The applications have been pending before the Executive Matters Committee, but Chairman Romy Cachola denies that the Council is trying to prevent the applications from moving forward.
"The Council is not trying to delay. Neither are we taking sides with any of the parties," Cachola said.
Attorneys for the Makiki Manor residents wrote an Aug. 24 letter to the nine members of the Council demanding that Cachola's committee adopt the measure at its scheduled Sept. 9 meeting.
Under the leasehold conversion law, qualified leasehold owner-occupants can gain title to the land under their units by using the city's powers of eminent domain, or condemnation, to force the owners of the fee interest into selling.
Bill 53 would repeal the law, but the repeal would not affect any eminent domain proceedings already authorized by the Council, which is why the Makiki Manor residents want their applications approved before the law goes to into effect.
The letter contends that the "passage of (Bill 53) will prevent our clients from acquiring their leased fee interests" unless the Council authorizes the conversion to proceed.
Hamada has lived in Makiki Manor since 1972, and he said he applied for the conversion so he can be assured a place to live in the future.
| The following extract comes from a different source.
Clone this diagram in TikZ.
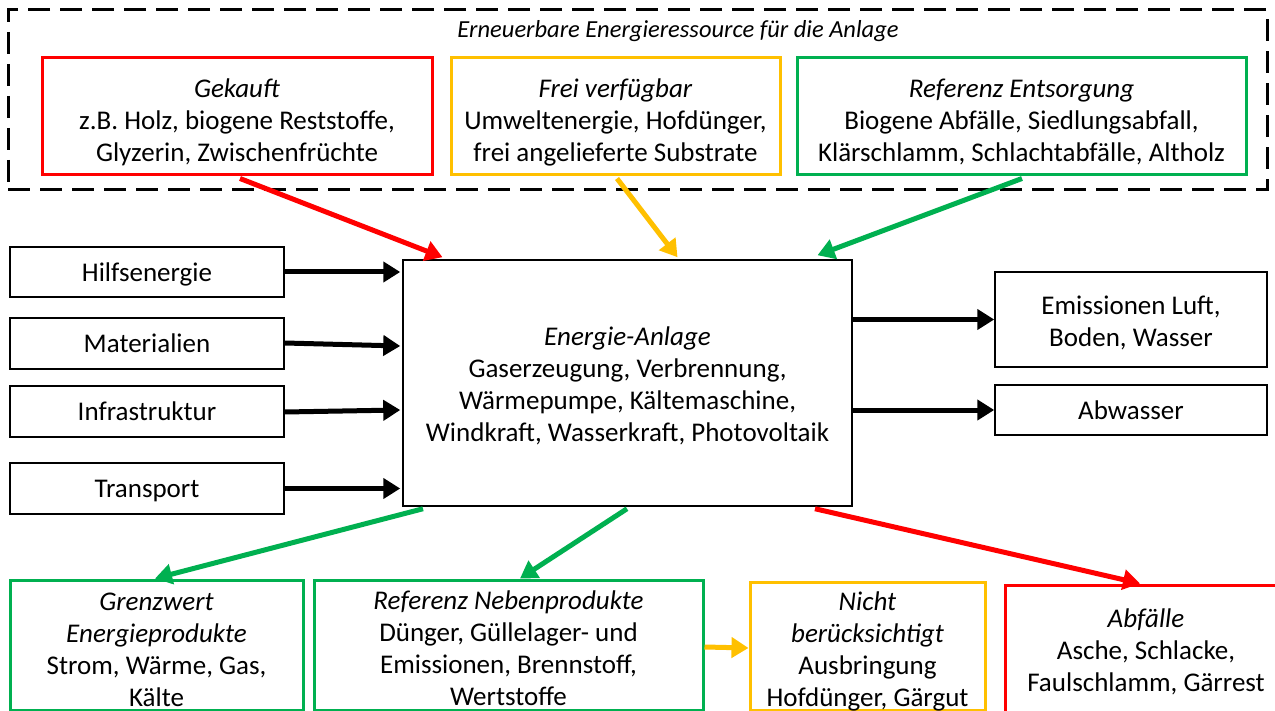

Without the conversion, "at the end of the lease, I will not have a place to stay," he said.
He and other residents have met all the requirements and if Bill 53 goes into effect before the Council authorizes the condemnation process to begin, "it would invalidate what we're doing," he said.
The bill has already received the first of three approvals from the Council, which voted 7-2 last month to move the measure ahead to committee. The bill could see final approval by Oct. 13.
The letter from attorneys David Nakashima and Lerisa L. Heroldt said that if Cachola's committee doesn't take up and approve the applications by Sept. 9, they will sue all nine members of the Council, both in their official and individual capacities, which means Council members could be held personally liable.
The attorneys say their clients have already been deemed qualified by the city administration to proceed with the condemnation process. The resolution seeking Council approval of the start of the condemnation process was introduced in April and hasn't moved since.
"When we receive this kind of letter ... we have to research," Cachola said. "I believe the letter is not appropriate and warranted and that their action surely is not going to help the process at all."
When asked what he plans to do, Cachola said, "When you receive this kind of letter, you have to be very careful. I am preparing a response. It's just being prudent."